但是速度仍然很慢,大约10秒一个epoch,不能接受。

这段代码的目的是从两个[K T]矩阵生成两个[K T K]矩阵,并且中途穿插了复杂计算和条件判断,后层一个点是与前层的一整列有关的。因此刚开始加速思路是将整个过程看做一次conv或腐蚀,但是想不出好办法。

因此最后想出办法是,首先使用tile将原矩阵变至同一形状,然后将使用的循环索引iloop,jloop也写为矩阵,而对于判断是否相等、是否越界等,也写成矩阵,最后用矩阵乘法表示循环和条件判断。如下:

absinput_after_blur(af::span,af::span,af::span,af::span) = absinput(af::span,af::span,af::span,af::span);

af::array MTiled = af::tile(m, af::dim4(1, 1, K));
af::array absTiled = af::tile(absinput, af::dim4(1, 1, K));
af::array iloop = af::range(af::dim4(K, T, K), 2);
af::array ploop = af::range(af::dim4(K, T, K), 0);

af::array i_e_p = (iloop == ploop);
af::array cond  = af::abs(iloop - ploop) < MTiled;

auto m_floor = af::floor(MTiled);
auto sum_m_p_j=m_floor*(2*MTiled-m_floor-1) + MTiled;
auto sum_mpj_partial_to_mpj=2*MTiled;

af::array f1_1 = absTiled*(MTiled-af::abs(iloop-ploop))/sum_m_p_j; //i!=p, add
af::array f1_2 = absTiled*(sum_m_p_j - sum_mpj_partial_to_mpj*(MTiled-abs(iloop-ploop)))/(sum_m_p_j*sum_m_p_j); //i!=p, grad

af::array f2_1 = absTiled*(MTiled-sum_m_p_j)/sum_m_p_j; //i==p, add
af::array f2_2 = absTiled*((1-sum_mpj_partial_to_mpj)*sum_m_p_j-sum_mpj_partial_to_mpj*(MTiled-sum_m_p_j))/(sum_m_p_j*sum_m_p_j); //i==p, grad

Z_add = cond * (i_e_p * f2_1 + (1 - i_e_p) * f1_1);
Z_grad = cond * (i_e_p * f2_2 + (1 - i_e_p) * f1_2);
        
absinput_after_blur += af::transpose(af::moddims(af::sum(Z_add,0), af::dim4(T, K, 1, 1)));

tips: 一般tile操作堆叠不会占用新的内存。

2.梯度内存爆炸

刚开始的写法直接从理论证明来,声明了一个[K T T K]维的梯度张量。但是float储存的,算出来这个张量需要内存500多GB,肯定不够。
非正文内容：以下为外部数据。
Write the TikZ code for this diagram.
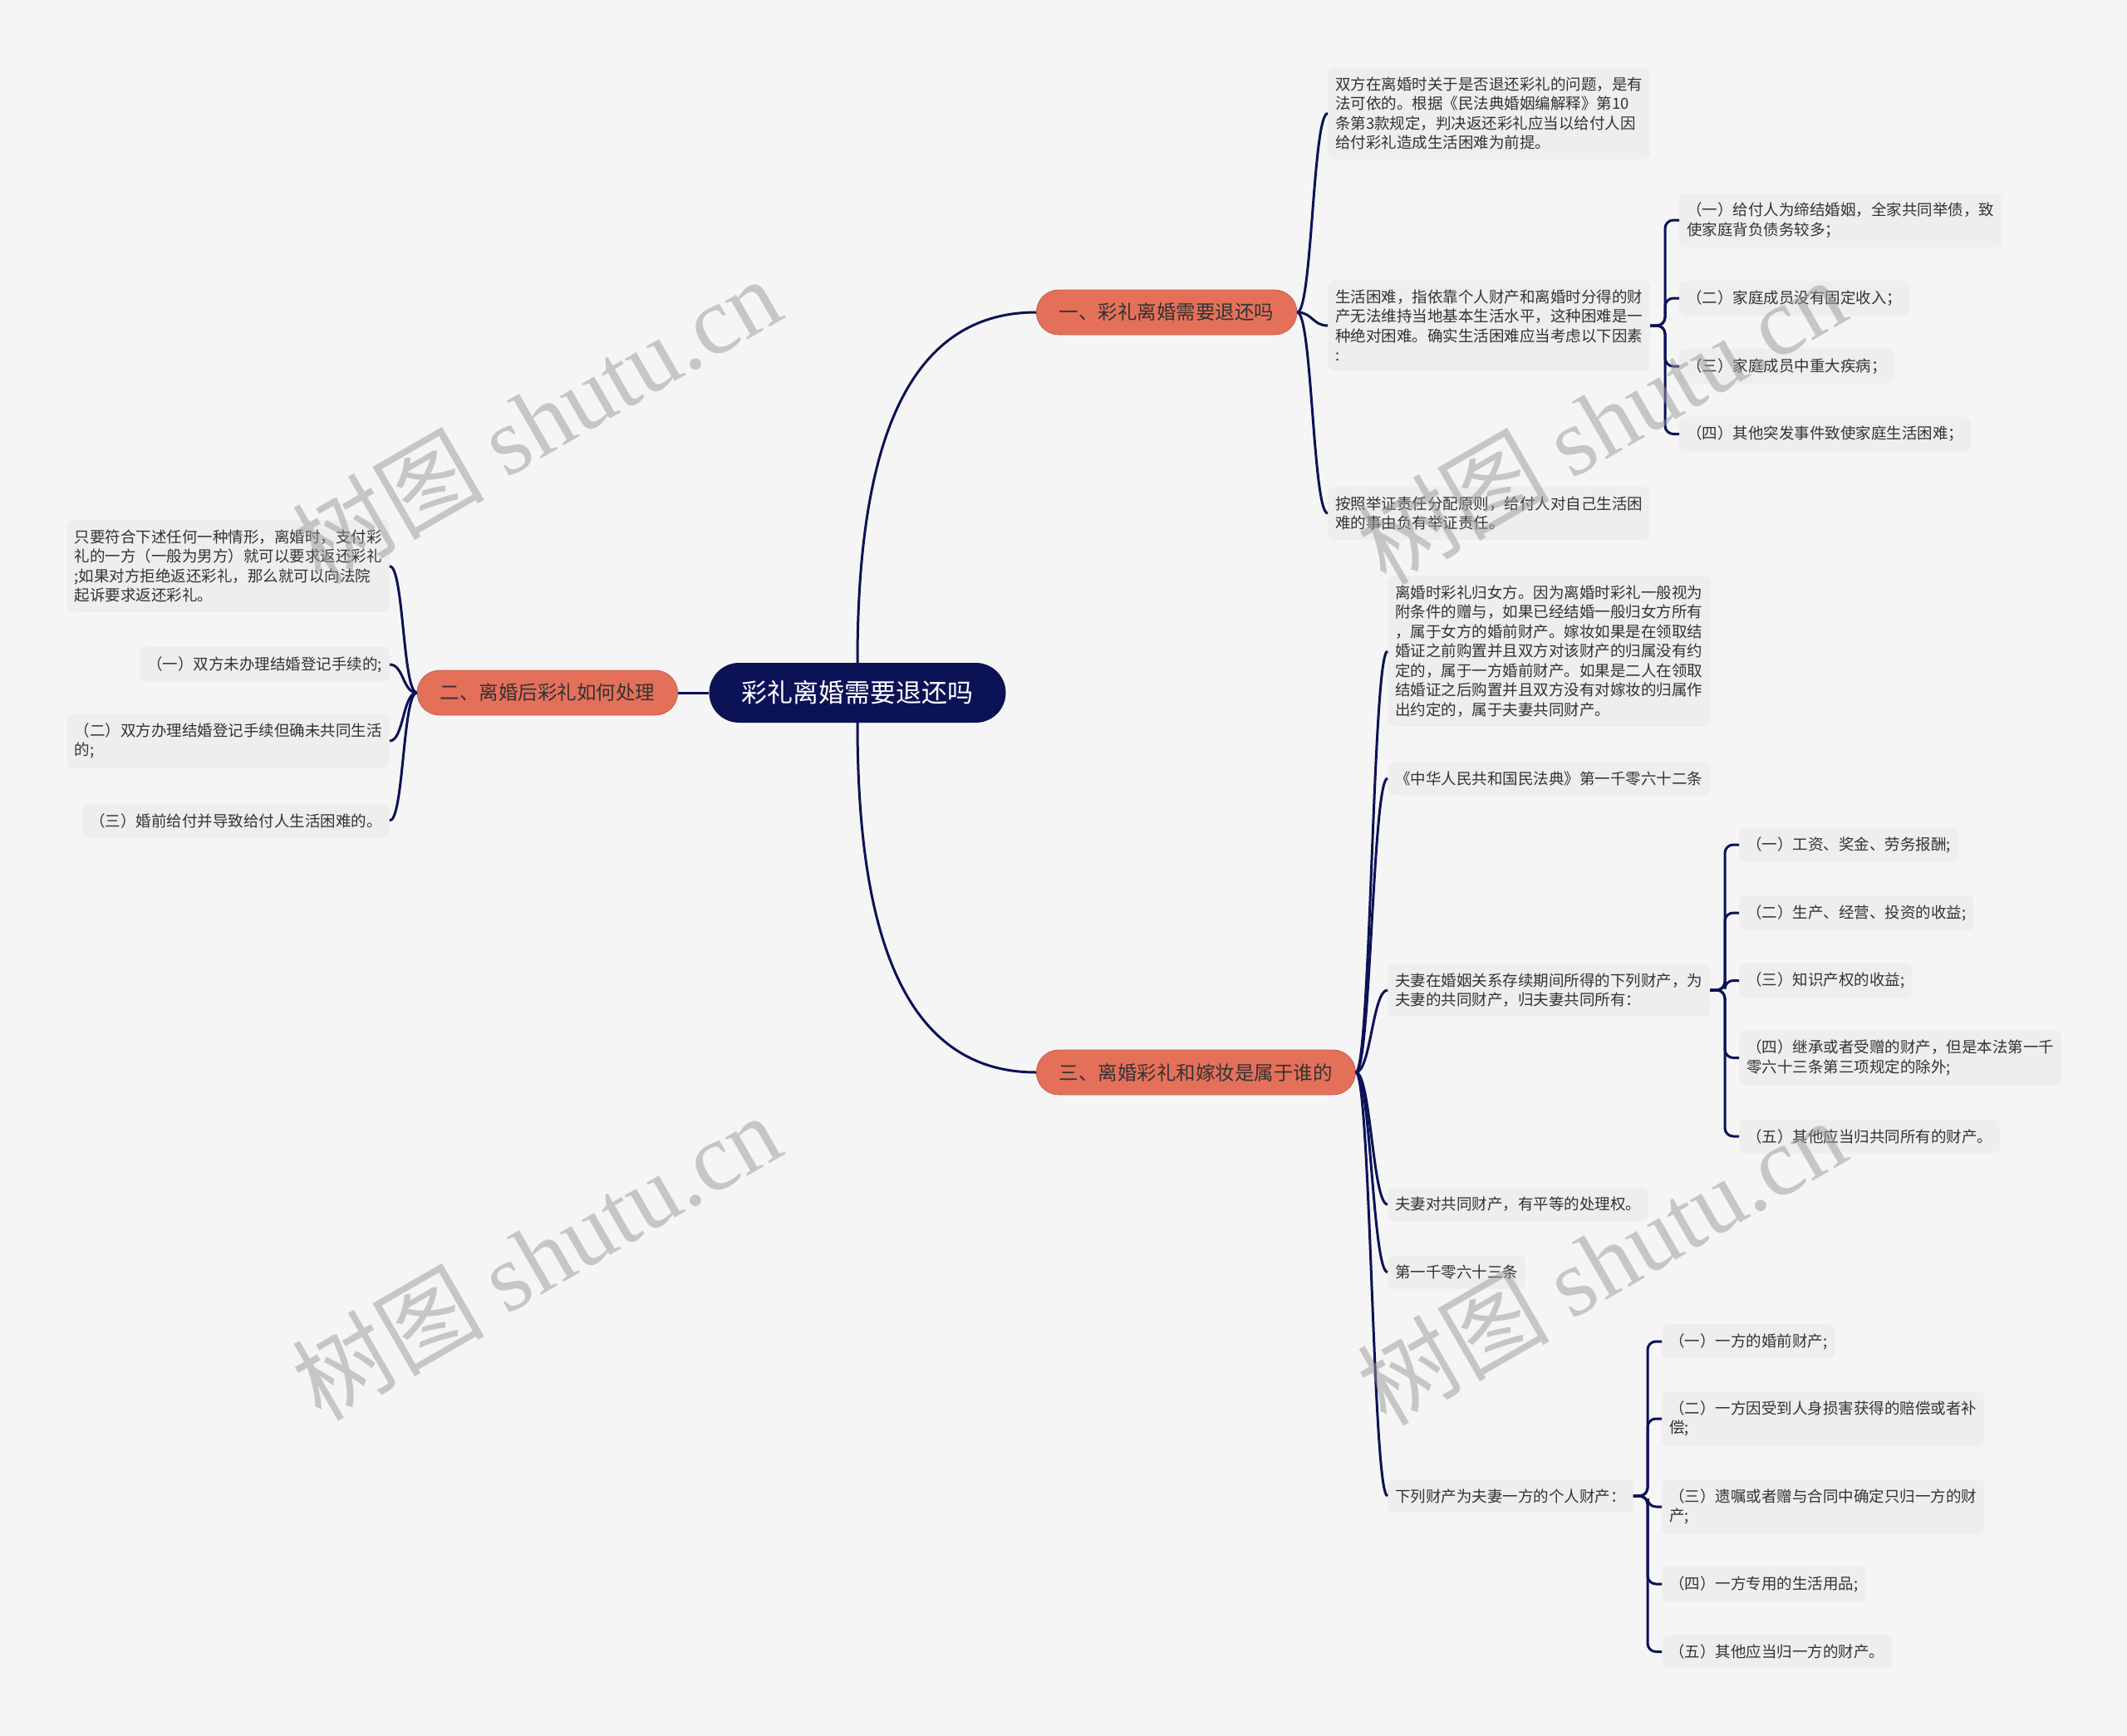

因此从逻辑上计算,lossm(i,j)的梯度,就等于遍历中间项newfft的每个点newfft(p,k),对逐个点链式法则后求和,∑∂myloss/∂newfft(p,k)*∂newfft(p,k)/∂m(i,j),如下:

mGrad = af::transpose(af::moddims(af::sum(af::tile(xGrad, af::dim4(1, 1, K))*Z_grad,0),af::dim4(T, K, 1, 1)));

经过以上的优化,现在大约1秒钟100个epoch。